Martin is seen sharing a passionate kiss with Rutherford's daughter Janet, and they arrange a further meeting in secret.

Rutherford's other son Richard (Dick), who is a curate, comes to ask his father's permission to leave the house and take a position in Blackpool. He also asks his father to see Mrs Henderson, the mother of a lad Rutherford has sacked. During the course of an acrimonious discussion she tells him that Janet and Martin are carrying on. After Dick has gone, Rutherford summons Martin from the mill, and persuades him to betray John's trust and give him the recipe. He argues that this is needed to save the business, which he tells him has been losing money for seven years.

When Martin has left, Janet comes in and Rutherford asks her how long it has been going on. She does not attempt to deny the affair, and tells her father what she has long wanted to say to him about her life and how he bullies her and her brothers. Rutherford tells her that she may stay the night, but when he comes home tomorrow she is to be gone and will never be mentioned in the house again.

In the morning Janet is euphoric about her coming freedom and new life with Martin. Martin comes in dazed: after he delivered the recipe, Rutherford dismissed him. He does not respond to Janet's euphoria at all; but he says he will make an honest woman of her, and tries to give her some money. She eventually realises that her dream is not to be, and leaves the house alone.

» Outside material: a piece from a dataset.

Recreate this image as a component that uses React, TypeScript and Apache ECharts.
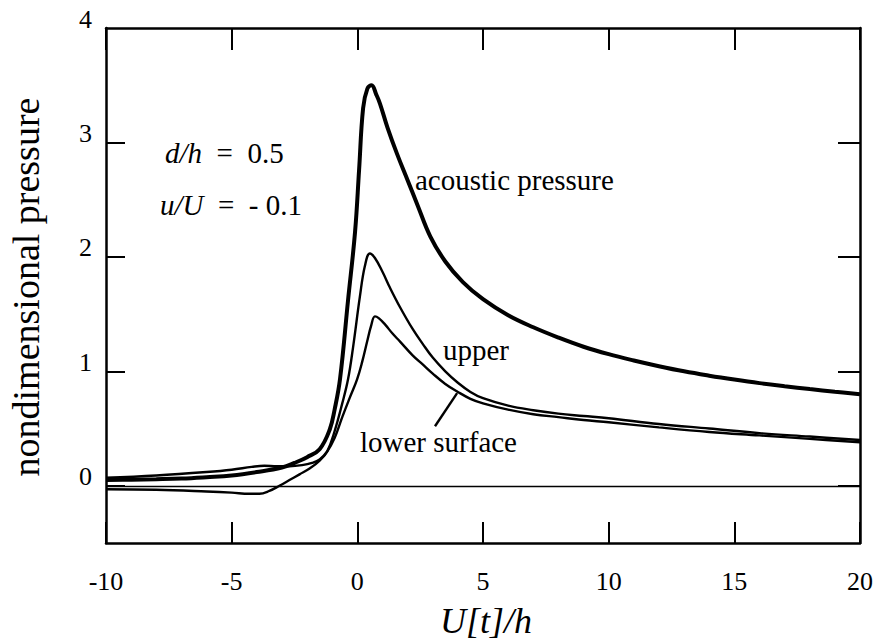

Martin has come not to see Janet, but to tell John that he has betrayed him. John is furious and despairs, thinking that his one hope of a life of his own has vanished. He steals all the money he finds in his father's desk, against his wife's begging him not to: he is convinced that by right it is his. He is talking of their going to Canada to make a new life; but Mary persuades him that it is better for him to go alone, and send for her and Tony when he is established.

With all three children gone, Mary speaks up to Rutherford, and offers him a bargain: if he will keep and clothe her and her son for ten years, she will then hand the boy over to him entirely to be trained to take over the business. Rutherford accepts, and tells her "I'm known as a hard man. But I don't know that I could have stood there and spoken as you have".

==Revival and later productions==
After its initial success Rutherford and Son dropped out of sight, although the BBC Home Service broadcast a radio version in its Saturday Night Theatre slot on 29 November 1952, starring the Lancashire-born actors Frank Pettingell and Belle Chrystall. The play's modern revival did not get underway until 1980 when a production by the feminist theatre company Mrs Worthington's Daughters (directed by Julie Holledge) was staged at the Royal Court Upstairs before going on tour. Since then, there have been major productions at the New End Theatre, Hampstead (directed by Wyn Jones) in 1988; the Stephen Joseph Theatre, Scarborough (directed by Alan Ayckbourn) in 1991; the Royal National Theatre (directed by Katie Mitchell) in 1994; the Mint Theater Company, New York (2001 and 2012); the Salisbury Playhouse (directed by Joanna Read) in 2001; the Shaw Festival, Ontario (directed by Jackie Maxwell) in 2004; the Royal Exchange, Manchester (directed by Sarah Frankcom) in 2005, and a production by Threshold Theatre at Northern Stage, Newcastle upon Tyne (directed by Richard Beecham) in 2009 – the first professional production on Tyneside, where the play is set. In 2013 Jonathan Miller directed a Northern Broadsides production with some adaptations to the text by Blake Morrison. Rutherford was played by the company founder Barrie Rutter. The production toured the UK and had a short run in the West End at the St James Theatre. In 2019 Cody Holliday Haefner directed a production with the University of Washington School of Drama at the Jones Playhouse, Seattle. Also in 2019 Caroline Steinbeis directed a production at the Crucible Theatre, Sheffield and a production by Polly Findlay opened at the National Theatre, with Roger Allam in the title-role. In 1998, Rutherford and Son was included in the list of the top one hundred plays of the twentieth century by the Royal National Theatre.